Stored records »
- - -

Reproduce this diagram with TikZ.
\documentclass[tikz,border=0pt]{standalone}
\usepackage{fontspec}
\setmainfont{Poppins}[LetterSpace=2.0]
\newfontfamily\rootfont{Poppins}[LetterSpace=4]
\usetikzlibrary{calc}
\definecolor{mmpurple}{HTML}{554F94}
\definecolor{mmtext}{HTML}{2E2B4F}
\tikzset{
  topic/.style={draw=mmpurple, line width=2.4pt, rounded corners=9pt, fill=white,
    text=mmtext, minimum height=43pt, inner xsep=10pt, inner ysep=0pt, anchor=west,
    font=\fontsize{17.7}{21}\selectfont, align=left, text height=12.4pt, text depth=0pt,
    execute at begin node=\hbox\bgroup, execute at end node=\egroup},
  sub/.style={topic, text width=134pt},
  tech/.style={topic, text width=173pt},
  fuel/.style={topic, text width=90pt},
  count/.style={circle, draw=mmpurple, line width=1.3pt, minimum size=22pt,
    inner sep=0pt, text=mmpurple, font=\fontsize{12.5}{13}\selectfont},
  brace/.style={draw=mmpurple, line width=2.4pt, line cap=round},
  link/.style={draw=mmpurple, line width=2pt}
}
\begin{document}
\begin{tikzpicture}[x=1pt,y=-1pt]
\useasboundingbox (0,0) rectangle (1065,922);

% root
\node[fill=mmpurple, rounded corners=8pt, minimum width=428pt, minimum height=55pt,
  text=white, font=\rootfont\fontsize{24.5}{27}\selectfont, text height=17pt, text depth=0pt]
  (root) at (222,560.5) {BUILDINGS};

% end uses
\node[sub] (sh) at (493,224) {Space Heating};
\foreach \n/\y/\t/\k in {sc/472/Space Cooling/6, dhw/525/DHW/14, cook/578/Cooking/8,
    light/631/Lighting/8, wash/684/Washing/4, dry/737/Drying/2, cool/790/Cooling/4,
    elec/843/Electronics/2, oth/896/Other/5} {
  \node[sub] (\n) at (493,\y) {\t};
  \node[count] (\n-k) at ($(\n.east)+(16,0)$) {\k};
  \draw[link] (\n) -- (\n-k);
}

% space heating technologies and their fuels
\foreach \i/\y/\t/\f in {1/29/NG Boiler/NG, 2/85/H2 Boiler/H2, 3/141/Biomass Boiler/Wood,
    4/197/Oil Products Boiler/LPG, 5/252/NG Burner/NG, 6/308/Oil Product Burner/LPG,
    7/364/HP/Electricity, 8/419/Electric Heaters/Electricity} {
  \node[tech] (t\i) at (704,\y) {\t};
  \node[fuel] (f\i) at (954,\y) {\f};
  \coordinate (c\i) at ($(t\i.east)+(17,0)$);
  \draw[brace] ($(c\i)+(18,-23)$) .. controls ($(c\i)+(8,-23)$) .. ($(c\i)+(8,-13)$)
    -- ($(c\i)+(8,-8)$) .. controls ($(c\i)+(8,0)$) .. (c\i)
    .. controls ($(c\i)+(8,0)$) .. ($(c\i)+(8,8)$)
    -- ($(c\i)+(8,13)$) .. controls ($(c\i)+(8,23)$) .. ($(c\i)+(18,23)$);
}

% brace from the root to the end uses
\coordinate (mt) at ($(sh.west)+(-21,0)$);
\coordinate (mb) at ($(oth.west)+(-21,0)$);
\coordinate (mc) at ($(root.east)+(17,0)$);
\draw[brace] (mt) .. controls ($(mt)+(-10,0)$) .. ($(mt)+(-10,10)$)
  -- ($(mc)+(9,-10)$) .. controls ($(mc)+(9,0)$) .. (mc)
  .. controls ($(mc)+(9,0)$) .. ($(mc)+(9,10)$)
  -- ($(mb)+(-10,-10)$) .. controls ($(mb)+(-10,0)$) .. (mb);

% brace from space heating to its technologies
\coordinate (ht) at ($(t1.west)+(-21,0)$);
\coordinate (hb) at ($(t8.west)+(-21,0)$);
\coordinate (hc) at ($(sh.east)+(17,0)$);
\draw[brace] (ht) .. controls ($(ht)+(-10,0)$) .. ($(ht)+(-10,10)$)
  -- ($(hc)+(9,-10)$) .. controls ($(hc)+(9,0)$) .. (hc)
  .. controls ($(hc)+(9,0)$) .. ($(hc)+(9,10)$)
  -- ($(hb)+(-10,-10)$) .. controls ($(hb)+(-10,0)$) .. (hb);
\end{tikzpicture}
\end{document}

- - -

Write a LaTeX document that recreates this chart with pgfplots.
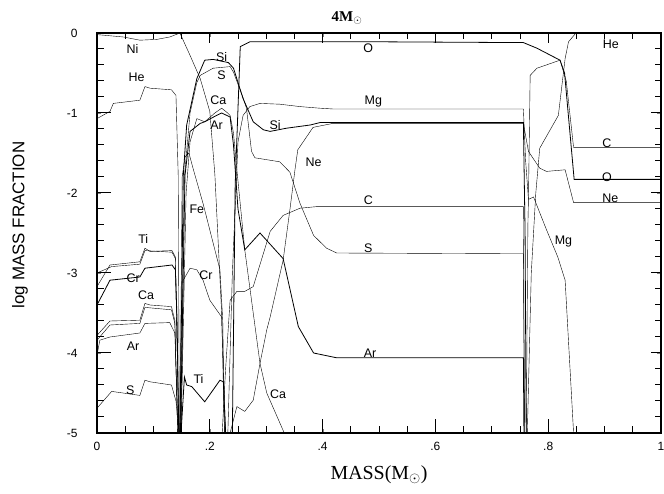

- - -

Problem description » Scan the lines above for "this", then copy every one that has it.

Correct response »
Reproduce this diagram with TikZ.
Write a LaTeX document that recreates this chart with pgfplots.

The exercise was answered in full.